INSTRUCTIONS FOR THE TASK:
Quote word for word the lines below, beginning with the first and ending with the one that has "from matplotlib.lines import Line2D". Drop the pictures.
-- start --
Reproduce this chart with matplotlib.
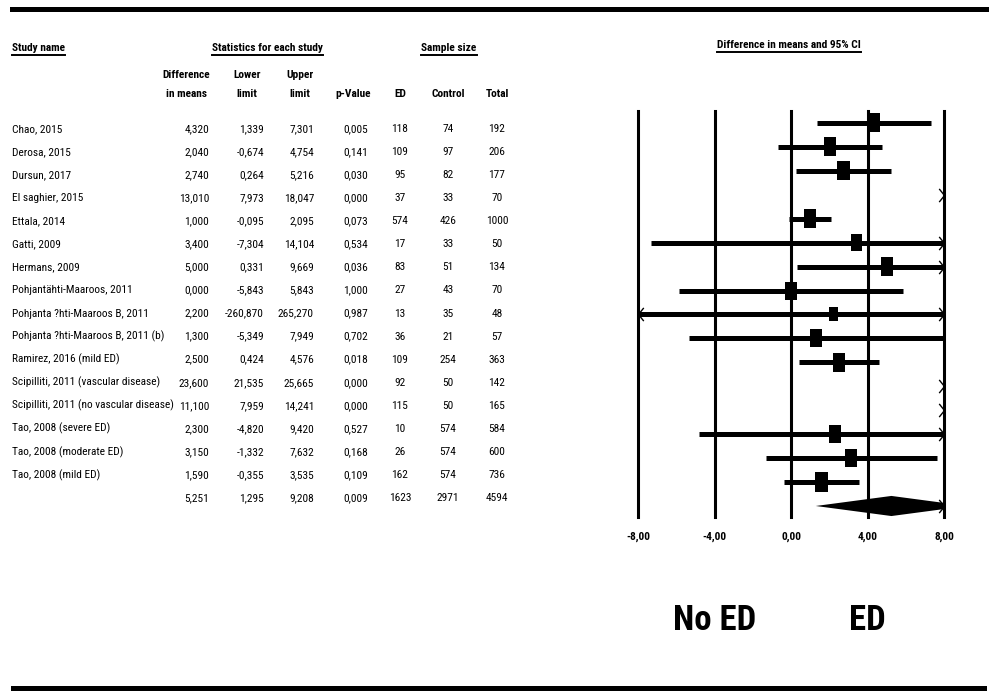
import re
import matplotlib
matplotlib.use("Agg")
import numpy as np
import matplotlib.pyplot as plt
from matplotlib import font_manager, transforms
from matplotlib.path import Path
from matplotlib.patches import Polygon, Rectangle
from matplotlib.lines import Line2D

# ---- data ----
studies = [
    "Chao, 2015", "Derosa, 2015", "Dursun, 2017", "El saghier, 2015",
    "Ettala, 2014", "Gatti, 2009", "Hermans, 2009", "Pohjantähti-Maaroos, 2011",
    "Pohjanta ?hti-Maaroos B, 2011", "Pohjanta ?hti-Maaroos B, 2011 (b)",
    "Ramirez, 2016 (mild ED)", "Scipilliti, 2011 (vascular disease)",
    "Scipilliti, 2011 (no vascular disease)", "Tao, 2008 (severe ED)",
    "Tao, 2008 (moderate ED)", "Tao, 2008 (mild ED)",
]
diff = [4.320, 2.040, 2.740, 13.010, 1.000, 3.400, 5.000, 0.000,
        2.200, 1.300, 2.500, 23.600, 11.100, 2.300, 3.150, 1.590]
lower = [1.339, -0.674, 0.264, 7.973, -0.095, -7.304, 0.331, -5.843,
         -260.870, -5.349, 0.424, 21.535, 7.959, -4.820, -1.332, -0.355]
upper = [7.301, 4.754, 5.216, 18.047, 2.095, 14.104, 9.669, 5.843,
         265.270, 7.949, 4.576, 25.665, 14.241, 9.420, 7.632, 3.535]
p_values = [0.005, 0.141, 0.030, 0.000, 0.073, 0.534, 0.036, 1.000,
            0.987, 0.702, 0.018, 0.000, 0.000, 0.527, 0.168, 0.109]
n_ed = [118, 109, 95, 37, 574, 17, 83, 27, 13, 36, 109, 92, 115, 10, 26, 162]
n_control = [74, 97, 82, 33, 426, 33, 51, 43, 35, 21, 254, 50, 50, 574, 574, 574]
n_total = [192, 206, 177, 70, 1000, 50, 134, 70, 48, 57, 363, 142, 165, 584, 600, 736]
# relative weights (%)
weights = [6.6, 6.7, 6.7, 6.4, 6.9, 5.2, 6.4, 5.9, 3.6, 5.9, 6.8, 6.8, 6.6, 5.8, 6.4, 6.8]
pooled = [5.251, 1.295, 9.208, 0.009, 1623, 2971, 4594]
x_ticks = [-8, -4, 0, 4, 8]
side_labels = ["No ED", "ED"]


def as_weight(w):
    if isinstance(w, str):
        return font_manager.weight_dict.get(w, 400)
    return int(w)


def find_condensed():
    # look for an installed narrow / condensed sans face (regular + bold)
    reg, bold = None, None
    best = {}
    for f in font_manager.fontManager.ttflist:
        fn = f.fname.lower()
        nm = f.name.lower()
        if f.style != "normal":
            continue
        cond = ("narrow" in fn or "narrow" in nm or str(f.stretch) == "condensed"
                or (re.search(r"condensed", fn) and not re.search(r"(semi|extra|ultra)condensed", fn)))
        if not cond or "mono" in nm or "serif" in nm.replace("sans serif", ""):
            continue
        w = as_weight(f.weight)
        key = f.name
        best.setdefault(key, {})
        if w in (400, 500) and "regular" not in best[key]:
            best[key]["regular"] = f.fname
        if w == 700:
            best[key]["bold"] = f.fname
    order = ["Liberation Sans Narrow", "Arial Narrow", "Roboto Condensed",
             "Noto Sans", "Noto Sans Condensed", "Open Sans", "Open Sans Condensed",
             "DejaVu Sans", "DejaVu Sans Condensed"]
    keys = [k for k in order if k in best] + [k for k in best if k not in order]
    for k in keys:
        if "regular" in best[k] and "bold" in best[k]:
            reg, bold = best[k]["regular"], best[k]["bold"]
            break
    return reg, bold


reg_file, bold_file = find_condensed()
plt.rcParams["font.family"] = ["Liberation Sans", "DejaVu Sans"]


def fp(size, bold=False):
    if reg_file:
        return font_manager.FontProperties(fname=bold_file if bold else reg_file, size=size)
    return font_manager.FontProperties(family=["Liberation Sans", "DejaVu Sans"],
                                       weight="bold" if bold else "normal", size=size)


W, H = 989, 691
fig = plt.figure(figsize=(W / 100, H / 100), dpi=100)

# pixel-space axes for the table part
tab = fig.add_axes([0, 0, 1, 1])
tab.set_xlim(0, W)
tab.set_ylim(H, 0)
tab.axis("off")

# size the table font so the longest study name fits its column
fig.canvas.draw()
probe = tab.text(0, 0, max(studies, key=len), fontproperties=fp(10))
pw = probe.get_window_extent(fig.canvas.get_renderer()).width
probe.remove()
fs = min(10.5, 10 * 161 / pw)


def fmt(v):
    return f"{v:.3f}".replace(".", ",")


row0, step = 132, 23.07
col_names = 12
cols_right = [209, 264, 314, 368]
cols_center = [400, 448, 497]

headers = []
headers.append(tab.text(col_names, 51, "Study name", fontproperties=fp(fs, True)))
headers.append(tab.text(267, 51, "Statistics for each study", fontproperties=fp(fs, True),
                        ha="center"))
headers.append(tab.text(449, 51, "Sample size", fontproperties=fp(fs, True), ha="center"))
headers.append(tab.text(789, 48, "Difference in means and 95% CI",
                        fontproperties=fp(fs, True), ha="center"))

sub = [(186, "Difference", "in means"), (247, "Lower", "limit"), (300, "Upper", "limit"),
       (353, "", "p-Value"), (400, "", "ED"), (448, "", "Control"), (497, "", "Total")]
for x, l1, l2 in sub:
    if l1:
        tab.text(x, 78, l1, fontproperties=fp(fs, True), ha="center")
    tab.text(x, 97, l2, fontproperties=fp(fs, True), ha="center")

for i, name in enumerate(studies):
    y = row0 + i * step
    tab.text(col_names, y, name, fontproperties=fp(fs))
    for x, v in zip(cols_right, [diff[i], lower[i], upper[i], p_values[i]]):
        tab.text(x, y, fmt(v), fontproperties=fp(fs), ha="right")
    for x, v in zip(cols_center, [n_ed[i], n_control[i], n_total[i]]):
        tab.text(x, y, str(v), fontproperties=fp(fs), ha="center")

y = row0 + len(studies) * step
for x, v in zip(cols_right, pooled[:4]):
    tab.text(x, y, fmt(v), fontproperties=fp(fs), ha="right")
for x, v in zip(cols_center, pooled[4:]):
    tab.text(x, y, str(v), fontproperties=fp(fs), ha="center")

# thick rules at top and bottom
tab.add_patch(Rectangle((10, 7), W - 10, 5, color="k", lw=0))
tab.add_patch(Rectangle((11, 686), 976, 5, color="k", lw=0))

# ---- forest part ----
ax = fig.add_axes([638 / W, 1 - 517 / H, 306 / W, 406 / H])
ax.set_xlim(-8, 8)
ax.set_ylim(16.46, -0.5)
for s in ax.spines.values():
    s.set_visible(False)
ax.set_yticks([])
ax.set_xticks(x_ticks)
ax.set_xticklabels([f"{t:.2f}".replace(".", ",") for t in x_ticks])
for lab in ax.get_xticklabels():
    lab.set_fontproperties(fp(fs, True))
ax.tick_params(axis="x", length=0, pad=10.5)
for t in x_ticks:
    ax.axvline(t, color="k", lw=2.2, clip_on=False)

chev_r = Path([(-0.8, 1), (0, 0), (-0.8, -1)], [Path.MOVETO, Path.LINETO, Path.LINETO])
chev_l = Path([(0.8, 1), (0, 0), (0.8, -1)], [Path.MOVETO, Path.LINETO, Path.LINETO])
xmin, xmax = ax.get_xlim()


def arrows(lo, hi, yy):
    if hi > xmax:
        ax.plot(xmax, yy, marker=chev_r, ms=9.5, mec="k", mew=1.0, mfc="none",
                clip_on=False, zorder=5)
    if lo < xmin:
        ax.plot(xmin, yy, marker=chev_l, ms=9.5, mec="k", mew=1.0, mfc="none",
                clip_on=False, zorder=5)


wmax = max(weights)
box_w, box_h = 0.66, 0.81
for i in range(len(studies)):
    ax.plot([lower[i], upper[i]], [i, i], color="k", lw=3.6, solid_capstyle="butt")
    sc = np.sqrt(weights[i] / wmax)
    ax.add_patch(Rectangle((diff[i] - box_w * sc / 2, i - box_h * sc / 2),
                           box_w * sc, box_h * sc, color="k", lw=0))
    arrows(lower[i], upper[i], i)

yp = len(studies)
est, lo, hi = pooled[0], pooled[1], pooled[2]
hd = 0.42
ax.add_patch(Polygon([(lo, yp), (est, yp - hd), (hi, yp), (est, yp + hd)],
                     closed=True, color="k", lw=0))
arrows(lo, hi, yp)

blend = transforms.blended_transform_factory(ax.transData, fig.transFigure)
big = 25 if reg_file else 21
for x, lab in zip([-4, 4], side_labels):
    ax.text(x, 1 - 630 / H, lab, transform=blend, ha="center", va="baseline",
            fontproperties=fp(big, True))

# underline the group headers
fig.canvas.draw()
for t in headers:
    bb = t.get_window_extent()
    fig.add_artist(Line2D([bb.x0, bb.x1], [bb.y0 - 2, bb.y0 - 2], color="k", lw=1.4,
                          transform=None))

fig.savefig("out.png", dpi=100)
-- end --
ANSWER TO THIS PROBLEM:
Reproduce this chart with matplotlib.
import re
import matplotlib
matplotlib.use("Agg")
import numpy as np
import matplotlib.pyplot as plt
from matplotlib import font_manager, transforms
from matplotlib.path import Path
from matplotlib.patches import Polygon, Rectangle
from matplotlib.lines import Line2D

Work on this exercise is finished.